Regulasi ini penting agar menjadi pegangan teknis daerah untuk menjamin dan mem-proteck kesejahteraan masyarakat di sekitar lokasi dan yang terdampak eksploitasi minyak. Ini juga supaya operator dan pihak-pihak terkait minyak lainnya bertindak hati-hati dalam mengeksploitasi sumber daya alam berbahan fosil tersebut.
Kedua, sosialisasi tentang hal-hal teknis perminyakan harus dilakukan secara massif dan simultan kepada masyarakat. Misalnya kapan masyarakat harus waspada pada saat pembakaran gas, --untuk memisahkan kandungan minyak dan gas, dilakukan. Sebab, selama ini sosialiasi hanya dilakukan sebatas kasuistis.

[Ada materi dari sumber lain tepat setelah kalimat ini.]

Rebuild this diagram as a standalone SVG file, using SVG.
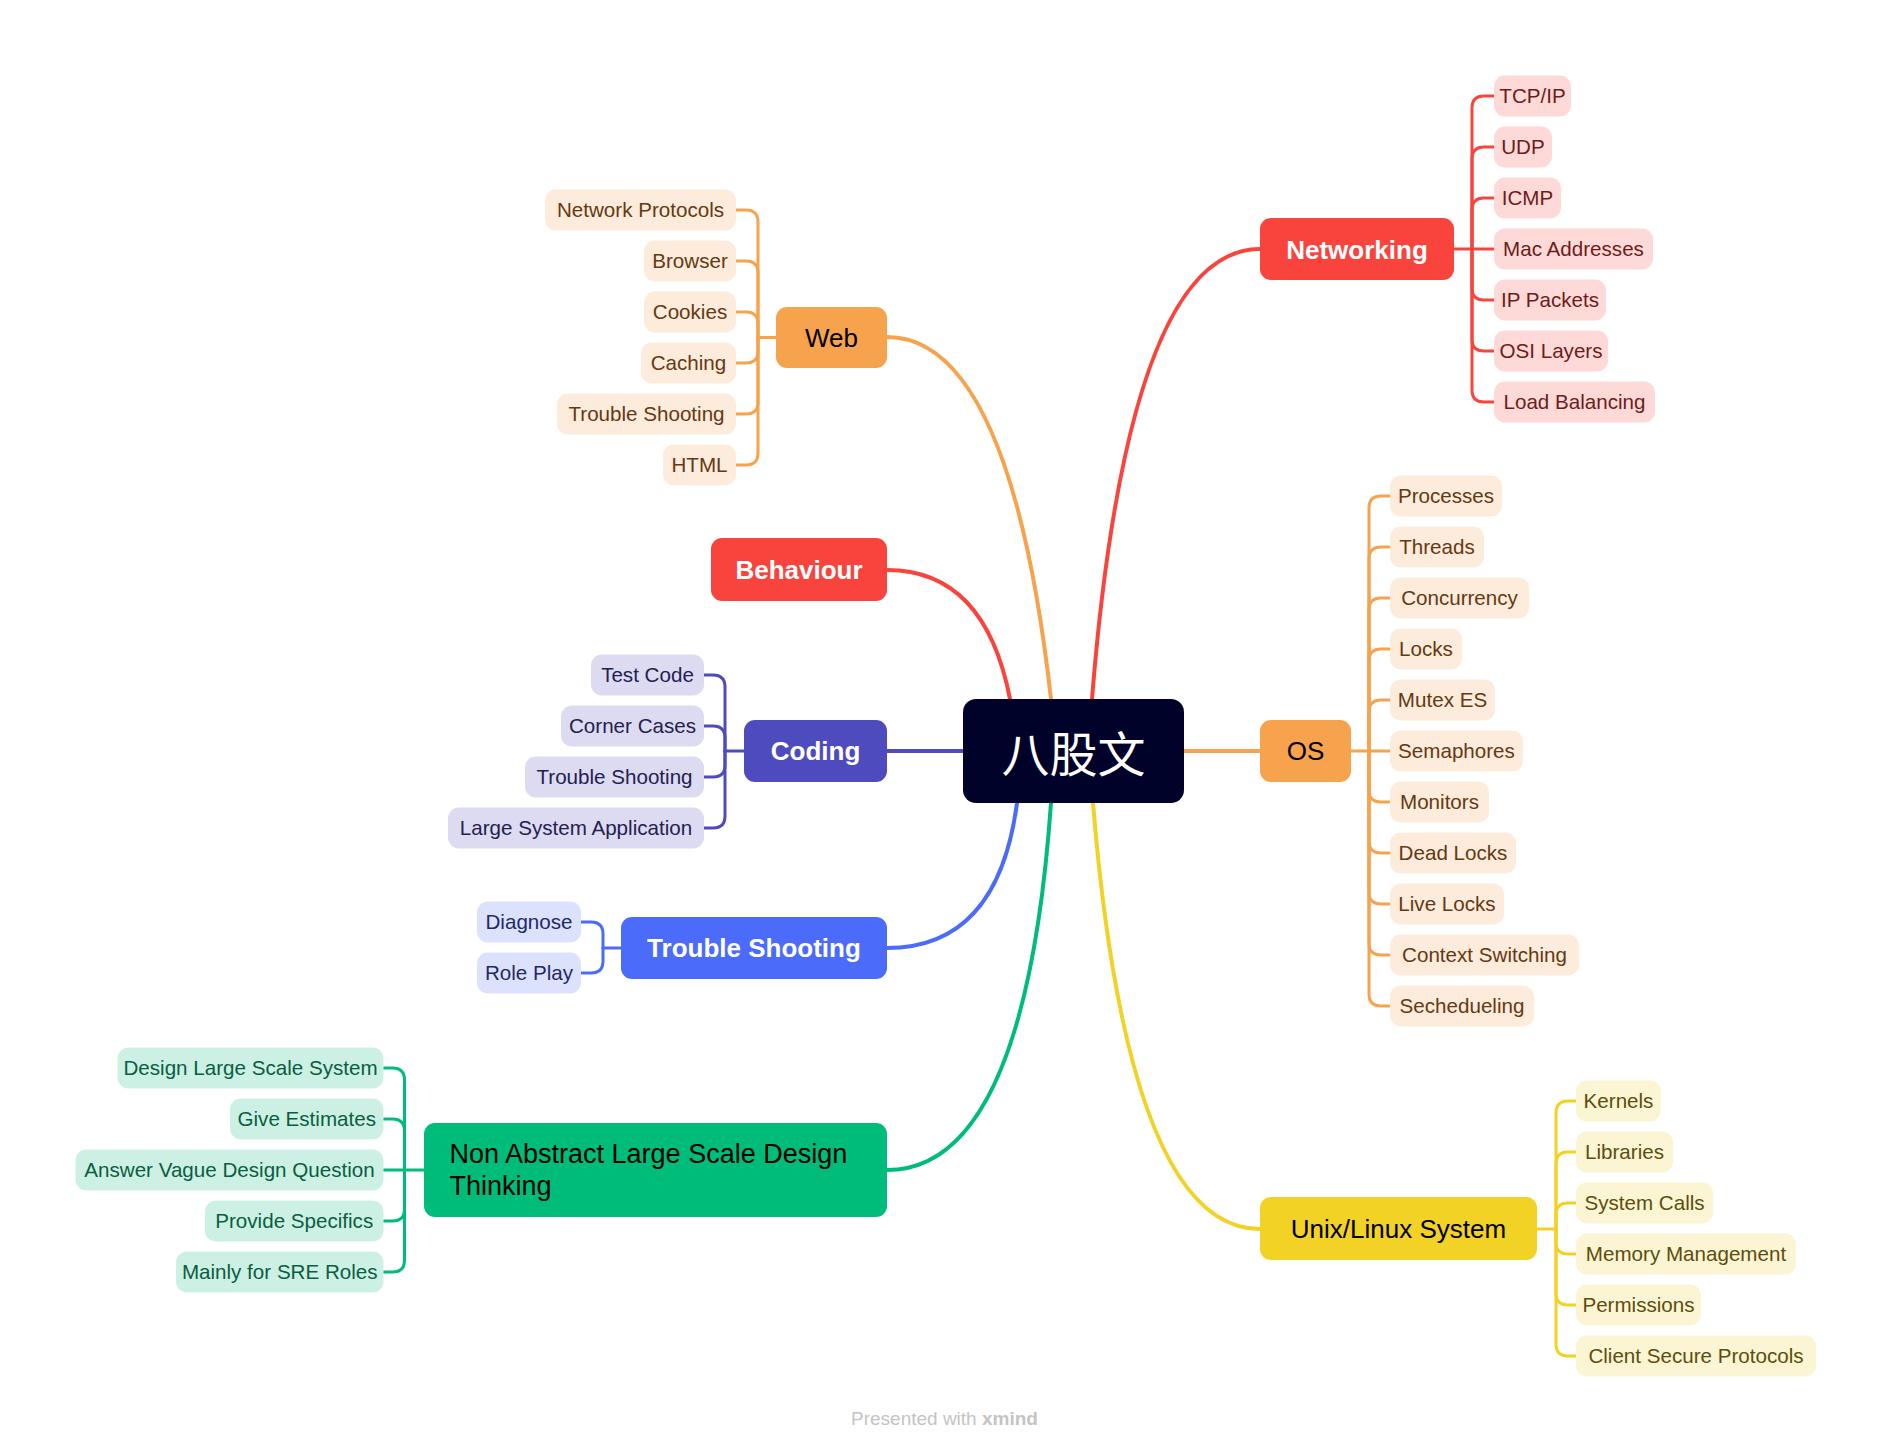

Idealnya, sosialisasi dilakukan secara simultan, karena problem teknis yang bisa memicu korban terjadi sewaktu-waktu.
Ketiga, operator dan pemerintah daerah perlu menyusun CSR dan community delopment (comdev/pengembangan masyarakat) yang berbasis pada 10 hak dasar masyarakat.
Sepuluh hak dasar itu adalah hak atas pangan, hak atas kesehatan, hak atas pendidikan, hak atas pekerjaan dan kesempatan berusaha, hak atas perumahan dan tempat tinggal yang layak, hak atas air bersih dan sanitasi, hak atas tanah, hak atas sumberdaya alam dan lingkungan hidup, hak atas rasa aman dari perlakuan atau ancaman tindak kekerasan, hak untuk berpartisipasi dalam pengambilan keputusan publik.
Sebab, selama ini pemenuhan program-program terkait kemasyarakatan bisa dibilang hanya bersifat karitatif, belum berbasis kebutuhan riil masyarakat. Penulis yakin jika tiga step tersebut dilakukan, maka sumber minyak akan menjadi berkah, bukan musibah seperti yang dikhawatirkan sebagian kalangan selama ini. (*)

Bawah Titian, 14 Januari 2009

*) Tayang di Tabloid Suara Banyuurip, Edisi 18/II/Januari 2009.